What the exercise asks ->
Using the material below, copy every line where "this" appears.

Given records ->
— Begin —
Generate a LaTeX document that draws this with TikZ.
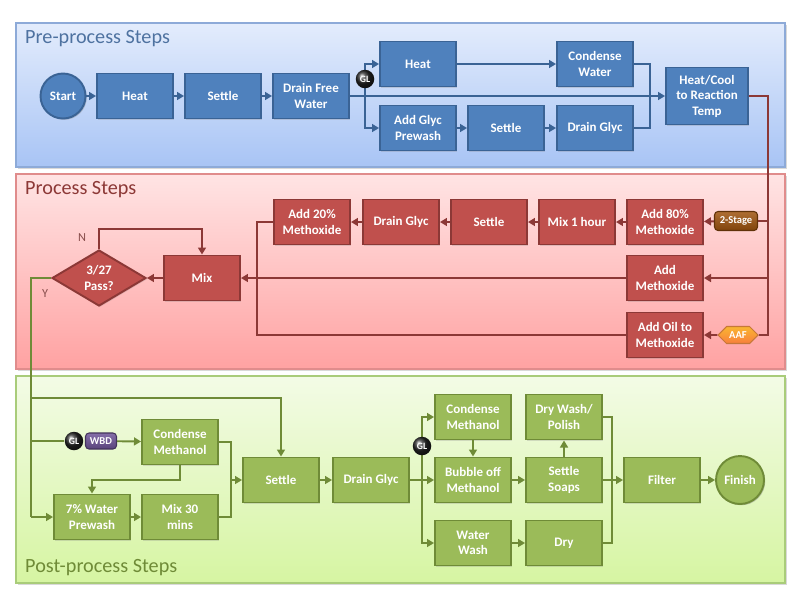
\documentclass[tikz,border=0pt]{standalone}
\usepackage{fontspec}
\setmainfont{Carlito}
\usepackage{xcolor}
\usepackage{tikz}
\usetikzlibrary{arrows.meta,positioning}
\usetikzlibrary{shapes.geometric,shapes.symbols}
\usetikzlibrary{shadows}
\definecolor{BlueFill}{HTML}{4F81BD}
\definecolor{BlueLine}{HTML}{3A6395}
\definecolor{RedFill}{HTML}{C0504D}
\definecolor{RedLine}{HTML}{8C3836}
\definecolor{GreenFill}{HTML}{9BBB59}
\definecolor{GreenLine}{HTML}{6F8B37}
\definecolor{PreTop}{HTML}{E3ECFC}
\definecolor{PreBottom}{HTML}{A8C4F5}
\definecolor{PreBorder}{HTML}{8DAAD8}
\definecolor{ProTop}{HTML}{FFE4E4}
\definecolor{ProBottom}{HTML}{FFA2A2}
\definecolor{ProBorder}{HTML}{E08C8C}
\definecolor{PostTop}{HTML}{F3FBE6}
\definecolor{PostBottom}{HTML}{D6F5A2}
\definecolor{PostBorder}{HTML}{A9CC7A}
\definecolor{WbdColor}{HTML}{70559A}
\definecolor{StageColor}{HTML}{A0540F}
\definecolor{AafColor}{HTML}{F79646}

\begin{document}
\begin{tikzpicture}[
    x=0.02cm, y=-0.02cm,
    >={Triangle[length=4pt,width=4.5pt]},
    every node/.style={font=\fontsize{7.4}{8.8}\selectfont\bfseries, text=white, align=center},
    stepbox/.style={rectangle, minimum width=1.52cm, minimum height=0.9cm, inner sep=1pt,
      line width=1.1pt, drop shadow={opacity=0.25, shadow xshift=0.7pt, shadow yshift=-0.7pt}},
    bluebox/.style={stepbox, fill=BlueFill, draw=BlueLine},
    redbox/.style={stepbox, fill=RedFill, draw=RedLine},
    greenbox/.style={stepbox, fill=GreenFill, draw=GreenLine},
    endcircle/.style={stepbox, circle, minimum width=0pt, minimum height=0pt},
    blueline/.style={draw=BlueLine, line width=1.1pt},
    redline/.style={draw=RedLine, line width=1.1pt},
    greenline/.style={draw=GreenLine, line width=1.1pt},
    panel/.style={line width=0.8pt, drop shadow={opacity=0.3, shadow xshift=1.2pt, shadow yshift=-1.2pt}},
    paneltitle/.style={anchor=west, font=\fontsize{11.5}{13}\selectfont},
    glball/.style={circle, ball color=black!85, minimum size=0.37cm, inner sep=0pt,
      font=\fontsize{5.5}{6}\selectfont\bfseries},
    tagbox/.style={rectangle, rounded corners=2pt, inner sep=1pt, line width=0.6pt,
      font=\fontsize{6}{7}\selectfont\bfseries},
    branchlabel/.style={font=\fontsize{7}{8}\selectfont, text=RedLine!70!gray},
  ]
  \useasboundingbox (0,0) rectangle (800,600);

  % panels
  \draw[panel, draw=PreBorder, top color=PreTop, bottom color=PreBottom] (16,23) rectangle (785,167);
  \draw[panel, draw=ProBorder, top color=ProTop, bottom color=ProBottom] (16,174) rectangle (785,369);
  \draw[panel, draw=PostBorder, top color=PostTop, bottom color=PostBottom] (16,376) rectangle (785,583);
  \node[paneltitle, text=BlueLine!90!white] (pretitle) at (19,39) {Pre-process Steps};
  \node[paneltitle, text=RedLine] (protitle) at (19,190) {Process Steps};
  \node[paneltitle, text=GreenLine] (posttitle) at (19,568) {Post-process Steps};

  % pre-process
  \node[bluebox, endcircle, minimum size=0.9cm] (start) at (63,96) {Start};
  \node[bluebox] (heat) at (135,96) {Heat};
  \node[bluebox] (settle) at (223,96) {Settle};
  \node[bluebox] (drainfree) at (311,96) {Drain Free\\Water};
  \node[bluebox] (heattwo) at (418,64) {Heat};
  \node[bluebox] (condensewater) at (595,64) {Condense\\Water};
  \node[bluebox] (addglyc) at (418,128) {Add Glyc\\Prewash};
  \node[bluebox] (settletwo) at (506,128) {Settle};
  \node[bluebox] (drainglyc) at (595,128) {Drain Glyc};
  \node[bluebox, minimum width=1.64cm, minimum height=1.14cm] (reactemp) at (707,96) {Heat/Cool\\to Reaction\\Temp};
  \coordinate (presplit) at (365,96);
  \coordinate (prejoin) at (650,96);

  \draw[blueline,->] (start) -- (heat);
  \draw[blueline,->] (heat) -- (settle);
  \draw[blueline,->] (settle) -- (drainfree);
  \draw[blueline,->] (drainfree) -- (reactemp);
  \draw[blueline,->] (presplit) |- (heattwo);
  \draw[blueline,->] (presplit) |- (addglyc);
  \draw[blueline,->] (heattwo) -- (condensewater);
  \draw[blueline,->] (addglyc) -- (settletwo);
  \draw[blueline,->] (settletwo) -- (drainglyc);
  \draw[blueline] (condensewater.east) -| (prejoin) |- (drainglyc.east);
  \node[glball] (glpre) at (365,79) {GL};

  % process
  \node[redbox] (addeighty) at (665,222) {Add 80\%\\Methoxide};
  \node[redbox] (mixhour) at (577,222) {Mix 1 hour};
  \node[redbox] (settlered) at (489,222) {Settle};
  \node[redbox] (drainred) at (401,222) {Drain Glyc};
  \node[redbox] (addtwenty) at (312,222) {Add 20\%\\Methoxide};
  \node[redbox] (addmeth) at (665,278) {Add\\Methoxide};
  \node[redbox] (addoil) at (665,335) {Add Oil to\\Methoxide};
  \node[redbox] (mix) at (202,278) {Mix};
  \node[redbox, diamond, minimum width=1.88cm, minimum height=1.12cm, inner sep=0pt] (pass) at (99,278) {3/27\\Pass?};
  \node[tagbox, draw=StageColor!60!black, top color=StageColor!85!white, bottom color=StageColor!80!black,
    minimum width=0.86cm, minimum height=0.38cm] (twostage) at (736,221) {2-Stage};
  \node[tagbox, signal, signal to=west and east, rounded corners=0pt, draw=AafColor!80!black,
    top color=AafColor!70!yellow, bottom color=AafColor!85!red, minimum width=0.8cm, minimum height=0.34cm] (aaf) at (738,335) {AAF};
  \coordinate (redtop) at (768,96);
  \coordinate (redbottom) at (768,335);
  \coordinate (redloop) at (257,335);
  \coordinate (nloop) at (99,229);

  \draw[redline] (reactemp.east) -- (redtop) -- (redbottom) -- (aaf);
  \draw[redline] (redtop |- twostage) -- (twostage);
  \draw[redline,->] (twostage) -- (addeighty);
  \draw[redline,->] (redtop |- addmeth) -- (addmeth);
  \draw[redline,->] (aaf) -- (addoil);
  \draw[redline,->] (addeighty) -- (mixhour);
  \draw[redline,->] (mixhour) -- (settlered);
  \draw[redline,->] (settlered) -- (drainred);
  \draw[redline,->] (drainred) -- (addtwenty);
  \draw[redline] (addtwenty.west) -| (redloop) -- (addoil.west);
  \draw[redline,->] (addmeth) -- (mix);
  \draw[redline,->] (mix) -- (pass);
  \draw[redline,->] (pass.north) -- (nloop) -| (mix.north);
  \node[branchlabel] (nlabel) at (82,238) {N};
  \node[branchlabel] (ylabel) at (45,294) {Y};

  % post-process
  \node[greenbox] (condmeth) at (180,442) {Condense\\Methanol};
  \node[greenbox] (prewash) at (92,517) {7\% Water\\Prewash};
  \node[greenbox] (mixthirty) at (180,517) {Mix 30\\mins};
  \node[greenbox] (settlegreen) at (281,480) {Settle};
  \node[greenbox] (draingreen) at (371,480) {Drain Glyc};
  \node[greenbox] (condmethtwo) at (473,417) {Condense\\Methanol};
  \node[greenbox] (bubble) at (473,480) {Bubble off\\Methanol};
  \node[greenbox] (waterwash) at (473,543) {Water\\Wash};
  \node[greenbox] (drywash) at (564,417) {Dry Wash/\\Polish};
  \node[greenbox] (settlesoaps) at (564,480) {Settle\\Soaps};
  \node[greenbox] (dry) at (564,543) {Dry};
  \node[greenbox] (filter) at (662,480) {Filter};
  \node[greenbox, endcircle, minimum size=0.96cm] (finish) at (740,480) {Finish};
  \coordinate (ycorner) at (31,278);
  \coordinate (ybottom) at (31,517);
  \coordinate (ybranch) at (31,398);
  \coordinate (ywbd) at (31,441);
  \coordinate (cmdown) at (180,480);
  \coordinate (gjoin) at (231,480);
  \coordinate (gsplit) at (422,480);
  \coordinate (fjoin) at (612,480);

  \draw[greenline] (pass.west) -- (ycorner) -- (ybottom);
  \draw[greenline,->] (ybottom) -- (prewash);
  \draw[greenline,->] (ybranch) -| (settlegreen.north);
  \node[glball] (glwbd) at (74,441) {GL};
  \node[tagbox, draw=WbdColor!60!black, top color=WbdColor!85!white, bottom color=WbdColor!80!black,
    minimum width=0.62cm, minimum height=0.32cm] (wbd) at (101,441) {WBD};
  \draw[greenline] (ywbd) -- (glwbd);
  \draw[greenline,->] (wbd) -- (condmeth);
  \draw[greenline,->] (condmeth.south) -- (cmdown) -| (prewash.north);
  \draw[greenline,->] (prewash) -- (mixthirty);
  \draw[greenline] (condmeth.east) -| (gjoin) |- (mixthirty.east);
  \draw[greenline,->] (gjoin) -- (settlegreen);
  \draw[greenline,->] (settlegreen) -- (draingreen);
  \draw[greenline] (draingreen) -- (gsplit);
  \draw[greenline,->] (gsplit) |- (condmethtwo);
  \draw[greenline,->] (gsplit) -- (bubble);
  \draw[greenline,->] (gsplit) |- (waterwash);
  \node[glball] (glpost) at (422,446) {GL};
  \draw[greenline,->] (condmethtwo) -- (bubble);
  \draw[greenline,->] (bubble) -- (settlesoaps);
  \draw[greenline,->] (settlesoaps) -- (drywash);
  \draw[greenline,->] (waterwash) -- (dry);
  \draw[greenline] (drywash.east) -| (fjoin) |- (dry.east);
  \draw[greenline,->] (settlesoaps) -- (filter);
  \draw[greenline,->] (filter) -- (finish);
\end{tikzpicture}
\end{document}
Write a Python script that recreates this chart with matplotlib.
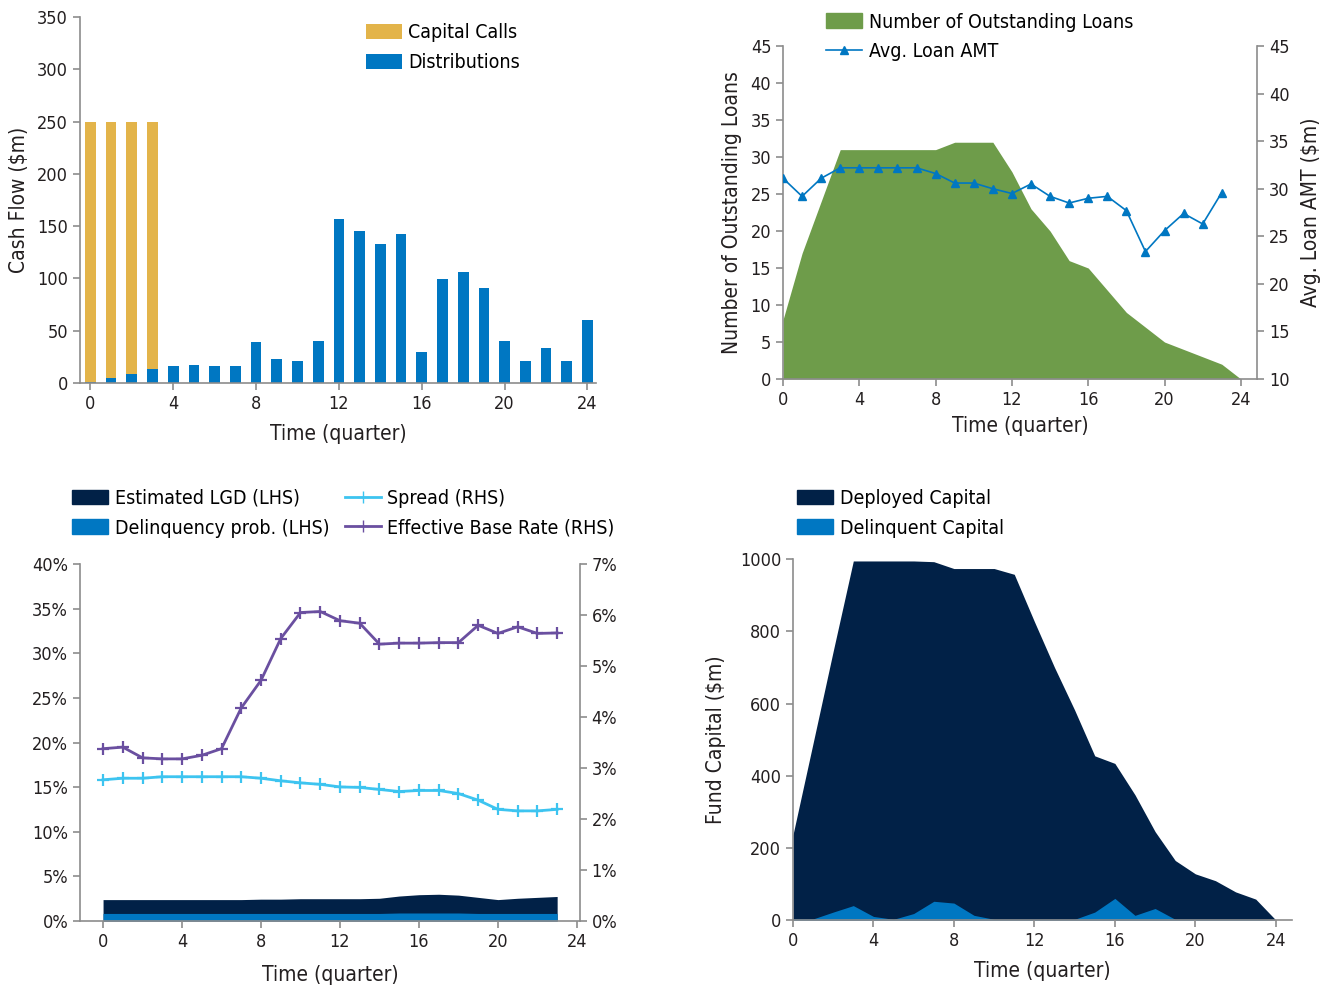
— End —
Task result ->
Generate a LaTeX document that draws this with TikZ.
Write a Python script that recreates this chart with matplotlib.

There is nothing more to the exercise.